Question 2 : Quelle est l’attente de l’OTAN des Etats membres, de la Turquie par exemple, dans la lutte contre le terrorisme ?

Réponse 2 : L’OTAN attend que tous les Etats membres soient d’accord sur une décision de lutte antiterroriste et qu’ils soient plus actifs, parce que si chaque Etat membre est d’accord sur une décision, l’OTAN peut intervenir. La Turquie aussi assume des responsabilités comme tous les Etats membres. Par exemple, la Turquie a fondé un centre de la lutte antiterroriste à Ankara. On pense que ce centre fonctionne bien. Nous avons un grand ajout sur le plan philosophique. Le personnel des Etats membres échange les informations et les expériences pendant les séminaires et les programmes réalisés dans ce centre. Chaque Etat membre participe à ces échanges par ses meilleures méthodes et applications.

Question 3 : Quelles sont les différences dans les approches des Etats membres de l’OTAN dans la lutte contre le terrorisme ? C’est-à-dire, qu’est-ce que signifient la menace terroriste et la lutte antiterroriste pour les Etats membres de l’OTAN, une menace intérieure ou extérieure ?

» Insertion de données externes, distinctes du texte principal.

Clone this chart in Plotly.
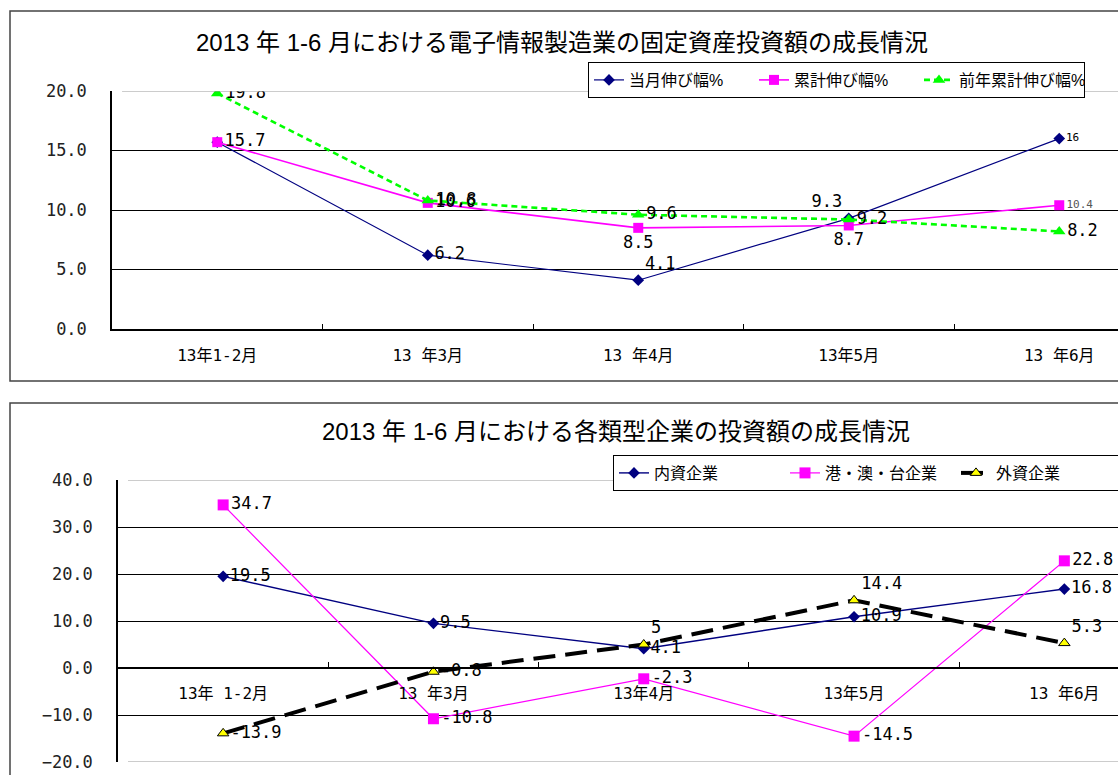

Réponse 3 : Comme je vous ai dit déjà, il n’y a pas un consensus. La France qualifie la menace comme intérieure, mais les Etats-Unis voient la menace plutôt comme un problème de sa politique étrangère. Pour certains Etats membres, la lutte antiterroriste est l’affaire des services secrets intérieurs. Les Etats essayent de construire des unités de coordination, notamment pour l’analyse de la menace. Par exemple, les Anglais ont fondé une unité et les membres des différents services travaillent sous le même toit, dans un même office. Mais selon les américains, chaque service de sécurité doit préparer son analyse, et les différentes analyses permettront de mieux prendre les mesures nécessaires. Sur ce point, l’OTAN travaille comme une entreprise et elle décide selon la volonté de ses Etats membres décideurs.

Du côté de la Turquie, elle est d’accord avec les politiques antiterroristes de l’OTAN. Mais il faut être prudent. Car, lorsqu’on parle de la lutte antiterroriste, on utilise le terrorisme au sens large. Il ne s’agit pas directement des organisations terroristes comme IRA, ETA, PKK ou le Hezbollah. On parle des mesures générales.

Question 4 : Comment l’OTAN réalise ses fonctions, quelle est sa capacité de lutte antiterroriste ?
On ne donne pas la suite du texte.